Boutique Design
- Editor: Mary Scoviak
- Categories: Hospitality Interiors
- Frequency: Bi-monthly
- Publisher: Michelle Finn
- First issue: May 2005
- Company: Emerald Expositions
- Country: USA
- Based in: Cincinnati, Ohio
- Website: http://www.boutiquedesign.com/

= Boutique Design =

American magazine

Boutique Design magazine is a trade publication produced by ST Media Group International. As the only hospitality interiors magazine that focuses specifically on boutique hospitality, Boutique Design (BD) is the authority on the boutique hotel, spa and restaurant market. About designers and for designers, BD features major hospitality projects, industry news and products which are relevant to the industry in each of its bi-monthly issues. The publication debuted in spring, 2005.

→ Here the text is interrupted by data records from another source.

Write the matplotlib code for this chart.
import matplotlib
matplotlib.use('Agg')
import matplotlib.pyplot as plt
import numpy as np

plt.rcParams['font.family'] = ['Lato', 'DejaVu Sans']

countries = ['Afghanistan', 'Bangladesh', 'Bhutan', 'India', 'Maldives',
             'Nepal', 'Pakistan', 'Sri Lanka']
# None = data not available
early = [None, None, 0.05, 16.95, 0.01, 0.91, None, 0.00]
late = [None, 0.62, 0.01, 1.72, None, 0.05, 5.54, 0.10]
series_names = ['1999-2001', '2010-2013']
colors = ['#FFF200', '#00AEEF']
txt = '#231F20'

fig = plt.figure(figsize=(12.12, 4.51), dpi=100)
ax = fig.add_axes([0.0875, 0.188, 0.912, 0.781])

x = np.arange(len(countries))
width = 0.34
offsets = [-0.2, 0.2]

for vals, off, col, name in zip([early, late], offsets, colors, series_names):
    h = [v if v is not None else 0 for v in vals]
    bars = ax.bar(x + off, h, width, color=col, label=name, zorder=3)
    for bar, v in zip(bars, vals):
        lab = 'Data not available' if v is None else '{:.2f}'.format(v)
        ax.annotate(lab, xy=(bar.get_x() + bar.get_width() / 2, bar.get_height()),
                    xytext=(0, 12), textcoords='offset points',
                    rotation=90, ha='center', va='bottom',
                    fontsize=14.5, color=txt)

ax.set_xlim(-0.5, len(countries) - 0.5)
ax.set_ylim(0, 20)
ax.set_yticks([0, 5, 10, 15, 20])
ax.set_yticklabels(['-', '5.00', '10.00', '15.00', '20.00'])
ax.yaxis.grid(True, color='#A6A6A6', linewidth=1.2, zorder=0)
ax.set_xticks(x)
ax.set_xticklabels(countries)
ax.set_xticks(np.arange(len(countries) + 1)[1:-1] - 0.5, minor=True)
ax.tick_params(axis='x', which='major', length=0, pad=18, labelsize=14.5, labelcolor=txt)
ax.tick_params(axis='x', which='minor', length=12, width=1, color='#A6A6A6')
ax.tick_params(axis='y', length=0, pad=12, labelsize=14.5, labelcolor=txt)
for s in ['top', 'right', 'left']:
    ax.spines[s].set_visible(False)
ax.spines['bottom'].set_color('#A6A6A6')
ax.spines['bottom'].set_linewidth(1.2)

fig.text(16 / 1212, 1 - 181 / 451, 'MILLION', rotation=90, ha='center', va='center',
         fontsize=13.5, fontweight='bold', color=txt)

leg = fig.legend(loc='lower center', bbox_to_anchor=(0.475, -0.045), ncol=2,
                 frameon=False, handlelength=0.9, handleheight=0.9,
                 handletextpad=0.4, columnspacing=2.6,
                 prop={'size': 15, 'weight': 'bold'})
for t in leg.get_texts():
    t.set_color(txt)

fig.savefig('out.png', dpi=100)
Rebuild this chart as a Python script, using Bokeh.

BD also produces Boutique Design New York (BDNY), a hospitality interiors show that runs concurrently with the International Hotel, Motel + Restaurant Show at the Javits Center in New York. Over 750 exhibitors representing high-end, unique and innovative design products—including furniture, lighting, wall coverings, fabric, seating, accessories, artwork, carpet and flooring, materials, bath and spa – are presented in small-scale displays, creating an intimate, boutique-style shopping environment.

The event also includes education sessions, presented by BD and its sister publication Hospitality Style; design forums; special show floor exhibits; and the presentation of the annual Boutique Design Awards.

Each spring, Boutique Design names a list of up-and-coming hospitality interior designers known as The Boutique 18.